Opinión | Observatorio
Joan Cañete Bayle
Las lágrimas de Elsa Schneider

Las lágrimas de Elsa Schneider / El Día
En una escena de Indiana Jones y la Última Cruzada, Indy se encuentra con el mismísimo Adolf Hitler en una ceremonia multitudinaria de quema de libros. Ha acudido hasta Berlín en busca del diario de su padre, que la historiadora Elsa Schneider le ha robado con malas artes. En su encuentro en Berlín, Schneider se muestra al borde del llanto, muy afectada por la quema de libros a la que los nazis se dedican con pasión. «Cuando se queman libros, pronto se quemará a personas», parece pensar Indy, quintaesencia del héroe americano cool, citando al poeta alemán Heinrich Heine, que no escribió la frase en referencia a los nazis (murió en 1856), sino en una escena de quema de ejemplares del Corán por conquistadores españoles en Granada.
Quemar libros por motivos políticos e ideológicos se ha visto siempre como un acto propio del autoritarismo. Los libros se pueden quemar de forma física o de forma figurada. La más conocida es la censura, la previa y la posterior a la publicación, y la autocensura que generan determinados ambientes académicos, sociales y políticos. También se puede atacar a los escritores por asuntos que, en apariencia, no tienen que ver con su obra. El Comité de Actividades Antiestadounidenses hizo estragos en los círculos intelectuales estadounidenses durante la Guerra Fría por su investigación de actividades subversivas y antipatrióticas.
En China, la Revolución Cultural de Mao Zedong atacó de forma preferencial a los profesores, a quienes consideraba reaccionarios, contrarrevolucionarios y enemigos del pueblo. Para purificar el comunismo, el régimen de Mao sostenía que eran los obreros y campesinos quienes debían liderar el país, no los académicos. A tal fin, los Guardias Rojos, muchos de ellos estudiantes, se lanzaron contra sus profesores, que sufrieron palizas, asesinatos, torturas y encarcelamientos masivos en centros de reeducación. Hubo cierre de escuelas, universidades, bibliotecas y centros de investigación. Y, por supuesto, se quemaron muchos libros en ceremonias públicas de purificación del comunismo.

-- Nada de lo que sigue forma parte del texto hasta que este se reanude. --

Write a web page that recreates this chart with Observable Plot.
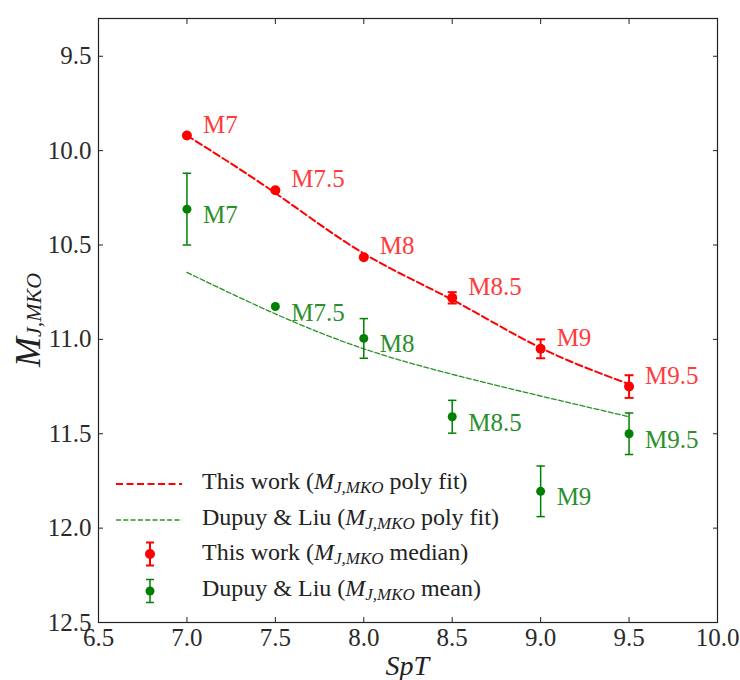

Resulta llamativo comprobar las semejanzas entre la Revolución Cultural y la opinión que las instituciones académicas le merecen al vicepresidente de Estados Unidos, J. D. Vance. «Los profesores son el enemigo», ha dicho Vance, autoproclamado líder del EEUU de los trabajadores blancos de clase media baja. La cita no es suya, sino de Richard Nixon, otro azote de las élites universitarias a cuento de las manifestaciones estudiantiles contra la guerra de Vietnam. Como Mao, Vance considera que las élites académicas lideran el mundo a través de sus ideas y que despojan del poder a quienes trabajan con las manos. El hecho de que los buenos sueldos dependan de la titulación obliga a los más humildes (blancos, se sobrentiende) a endeudarse para dar a sus hijos una educación que, en realidad, lastima sus propios intereses en asuntos como la discriminación positiva o la supremacía de la ciencia sobre la religión. Además —argumenta—, esas élites académicas impiden la difusión de otras ideas a través del fenómeno de la cancelación, lo que atenta contra las libertades.
Desde el otro lado de la brecha ideológica, se defienden otras formas de quemar libros. A J.K. Rowling, por ejemplo, no se le quemaron ejemplares de Harry Potter, pero sí se calcinó su reputación y su obra en la plaza pública donde hoy se abrasa a ideas y personas: las redes. El libro sobre el asesino José Bretón ha sido quemado virtualmente antes de ser leído, por tanto no por lo que dice, sino por la decisión del escritor de haberlo escrito sin haber contactado con la exesposa de Bretón antes, durante y después de su trabajo. Entre los argumentos contra su publicación, se ha escrito desde trincheras de izquierdas que los libros no deben ser objetos sagrados a proteger.
Esta semana, Donald Trump ha atacado a la Universidad de Harvard en la línea de flotación: la financiación. Según el expresidente, la universidad recluta a «izquierdistas radicales, idiotas y cabezas de chorlito». En una palabra: antiamericanos, según su definición de buen patriota, tan personal como la del buen comunista de Mao. Si los libros no deben protegerse por principios, o si solo proteges los tuyos, hogueras como las de Berlín lo arrasarán todo. Incluidas las personas, como escribió Heine. Y después lloraremos como Elsa Schneider.